African Americans, Asians and Native Americans are included among the figures (though Howard takes the liberty of showing Black soldiers fighting alongside whites; the U.S. army was then segregated).
“This is something that brings us together,” Howard said. “Most modern art brings us apart.”
Aftermath of war
Ironically, it was World War I itself, and the ensuing cynicism about war and sacrifice, that gave rise to the iconoclastic modern art movements that dominated Western culture for the last 100 years. With “A Soldier’s Journey,” Howard wants to use that same war as a jumping off place, to bring the heroic back to art. “This is an American cultural renaissance,” he said.
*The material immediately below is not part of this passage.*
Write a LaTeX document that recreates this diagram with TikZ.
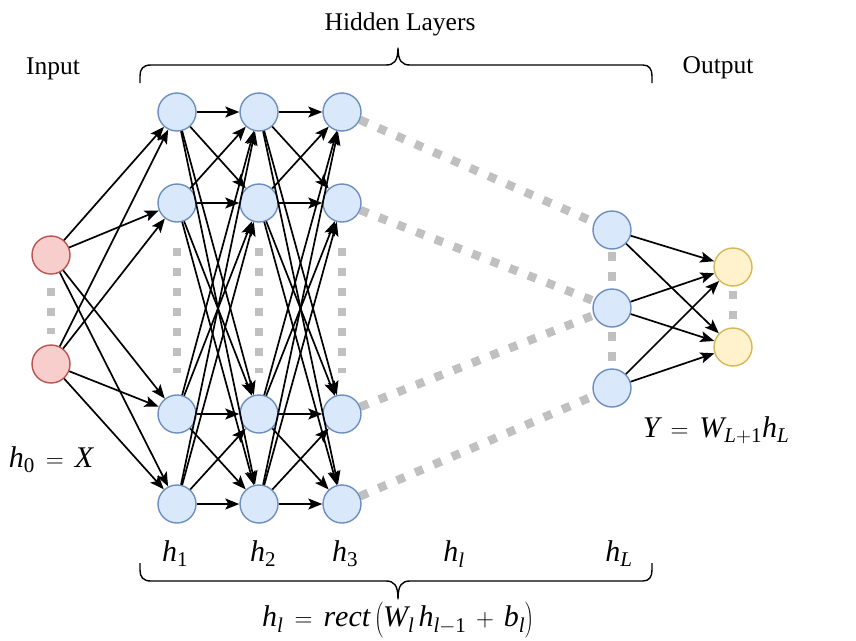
\documentclass[tikz,border=0pt]{standalone}
\usepackage{fontspec}
\setmainfont{Liberation Serif}
\usetikzlibrary{arrows.meta,backgrounds}
\definecolor{redfill}{HTML}{F8CECC}
\definecolor{reddraw}{HTML}{B85450}
\definecolor{bluefill}{HTML}{DAE8FC}
\definecolor{bluedraw}{HTML}{6C8EBF}
\definecolor{yelfill}{HTML}{FFF2CC}
\definecolor{yeldraw}{HTML}{D6B656}
\definecolor{dotgray}{HTML}{C0C0C0}
\newcommand{\mi}[1]{\mathit{#1}}
\newcommand{\mr}[1]{\mathrm{#1}}
\newcommand{\eqs}{\mathrel{\,=\,}}
\tikzset{
  neuron/.style={circle, minimum size=38pt, inner sep=0pt, line width=1.4pt},
  innode/.style={neuron, draw=reddraw, fill=redfill},
  hidnode/.style={neuron, draw=bluedraw, fill=bluefill},
  outnode/.style={neuron, draw=yeldraw, fill=yelfill},
  arr/.style={line width=1.7pt, -{Stealth[length=14pt,width=11pt,inset=3pt]}},
  gdot/.style={draw=dotgray, line width=8.5pt, dash pattern=on 8.5pt off 11.5pt},
  brc/.style={line width=1.4pt, line join=round},
  txt/.style={font=\fontsize{25.5pt}{28pt}\selectfont, inner sep=0pt},
  mth/.style={font=\fontsize{30pt}{32pt}\selectfont, inner sep=0pt, anchor=base},
}
\begin{document}
\begin{tikzpicture}[x=1pt,y=-1pt]
\useasboundingbox (0,0) rectangle (856,640);
% input
\node[innode] (i1) at (51,255) {};
\node[innode] (i2) at (51,364) {};
% hidden layers
\foreach \c/\x in {a/177,b/259,c/342}{
  \node[hidnode] (\c1) at (\x,112) {};
  \node[hidnode] (\c2) at (\x,203) {};
  \node[hidnode] (\c3) at (\x,414) {};
  \node[hidnode] (\c4) at (\x,504) {};
}
\node[hidnode] (L1) at (612,230) {};
\node[hidnode] (L2) at (612,308) {};
\node[hidnode] (L3) at (612,388) {};
% output
\node[outnode] (o1) at (733,267) {};
\node[outnode] (o2) at (733,347) {};

\begin{scope}[on background layer]
  \draw[gdot, shorten <=13pt, shorten >=10pt] (i1) -- (i2);
  \foreach \c in {a,b,c}{
    \draw[gdot, shorten <=25pt, shorten >=21pt] (\c2) -- (\c3);
  }
  \draw[gdot, dash phase=-2pt] (L1.center) -- (L3.center);
  \draw[gdot, dash phase=-4pt] (o1) -- (o2);
  \draw[gdot] (c1) -- (L1);
  \draw[gdot] (c2) -- (L2);
  \draw[gdot] (c3) -- (L2);
  \draw[gdot] (c4) -- (L3);
\end{scope}

% arrows
\foreach \s in {i1,i2}{
  \foreach \t in {a1,a2,a3,a4}{
    \draw[arr] (\s) -- (\t);
  }
}
\foreach \p/\q in {a/b,b/c}{
  \foreach \s in {1,2,3,4}{
    \foreach \t in {1,2,3,4}{
      \draw[arr] (\p\s) -- (\q\t);
    }
  }
}
\foreach \s in {L1,L2,L3}{
  \foreach \t in {o1,o2}{
    \draw[arr] (\s) -- (\t);
  }
}

% braces
\draw[brc] (140,83) -- (140,76) .. controls (140,69) and (143,65) .. (151,65)
  -- (386,65) .. controls (394,65) and (398,61) .. (398,48)
  .. controls (398,61) and (402,65) .. (410,65) -- (643,65)
  .. controls (649,65) and (652,69) .. (652,76) -- (652,83);
\draw[brc] (140,563) -- (140,570) .. controls (140,577) and (143,581) .. (151,581)
  -- (386,581) .. controls (394,581) and (398,585) .. (398,599)
  .. controls (398,585) and (402,581) .. (410,581) -- (643,581)
  .. controls (649,581) and (652,577) .. (652,570) -- (652,563);

% texts
\node[txt] (tin) at (53,69) {Input};
\node[txt] (tout) at (718,68) {Output};
\node[txt] (thid) at (400,24) {Hidden Layers};
\node[mth] (th0) at (51,467) {$\mi{h}_{\mr{0}} \eqs \mi{X}$};
\node[mth] (ty) at (716,437) {$\mi{Y} \eqs \mi{W}_{\mi{L}+\mr{1}}\mi{h}_{\mi{L}}$};
\node[mth] (th1) at (175,561) {$\mi{h}_{\mr{1}}$};
\node[mth] (th2) at (263,561) {$\mi{h}_{\mr{2}}$};
\node[mth] (th3) at (345,561) {$\mi{h}_{\mr{3}}$};
\node[mth] (thl) at (454,561) {$\mi{h}_{\mi{l}}$};
\node[mth] (thL) at (619,561) {$\mi{h}_{\mi{L}}$};
\node[mth] (tf) at (398,626) {$\mi{h}_{\mi{l}} \eqs \mi{rect}\left(\rule[-10pt]{0pt}{34pt}\mi{W}_{\mi{l}}\,\mi{h}_{\mi{l}-\mr{1}} \mathbin{\,+\,} \mi{b}_{\mi{l}}\right)$};
\end{tikzpicture}
\end{document}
His next project is also in that vein: an “American Exceptionalism Arch” project in Dallas, which will probably be completed 10 years from now. It too, will uplift and ennoble. “It’s another epic sculpture, which this many figures and this amount of story,” he said.
One thing he says he learned from working with veterans during the World War I project: the notion of being “in service of.”
“I feel that my work is in service to something greater than myself,” he said. “That’s what I’m so excited about.”